I've often read posts where the conservation of energy is questioned regarding redshift due to expansion. The question arises because the energy level of photons is directly related to the light's frequency, and this alludes to photons "losing" energy as the frequency lowers. The reasoning I've read most often on PF is that conservation of energy only applies locally, or simply doesn't apply to expansion.



I'd like to approach this from a different perspective. Consider a distant light source that oscillates one second on and one second off. Since it's a thought experiment, why not make it monochromatic - 800THz in low UV. :smile:



Now imagine that source was at the appropriate distance at the appropriate time in the past so that today the light is arriving to us with a 100% redshift. The frequency arriving is now 400THz, indicating that when we detect a single photon, it will measure half the energy as we would have detected from a single photon near the 800THz light source.
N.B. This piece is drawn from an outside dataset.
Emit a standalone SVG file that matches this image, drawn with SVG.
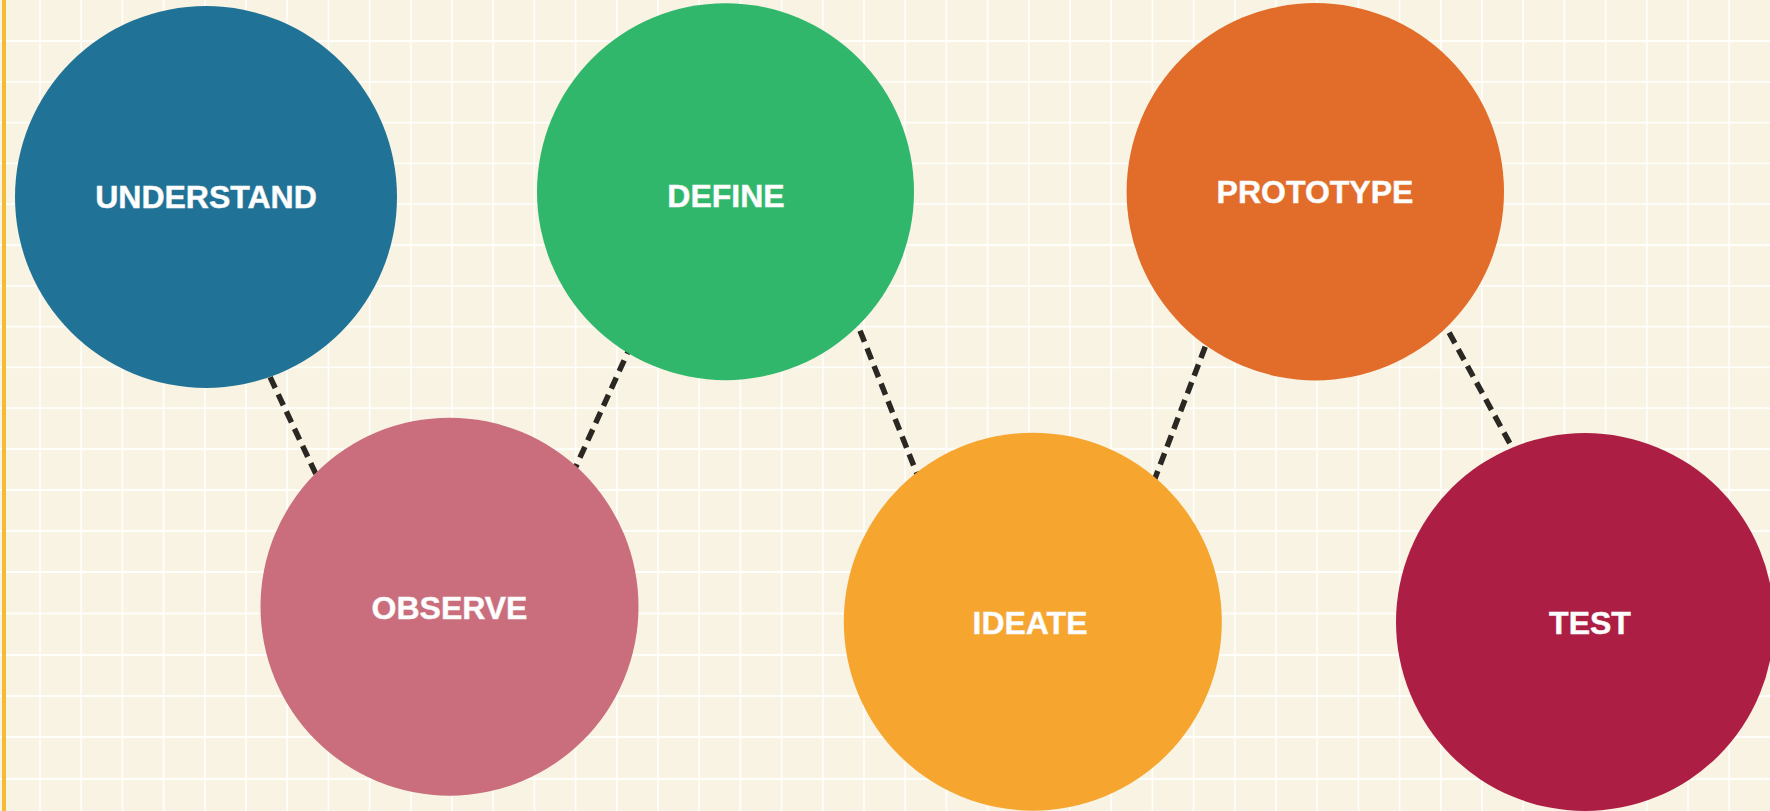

However, each original one-second pulse is now arriving to us over a period of two seconds - energy is arriving for twice as much time. If we measured the sum total energy of each two-second pulse arriving on an appropriately sized surface area, would it not be equal to the energy arriving in a one-second pulse if expansion didn't occur?



The thought experiment isn't perfect because an "appropriately sized" detector for each setup would be a bit outrageous due to the spherical nature of propagation. I could have suggested an even more outrageous kind of Dyson sphere detector to capture/measure each entire pulse, but in any case I hope the spirit of my question is clear, wanting to learn if energy may actually be conserved when all is considered.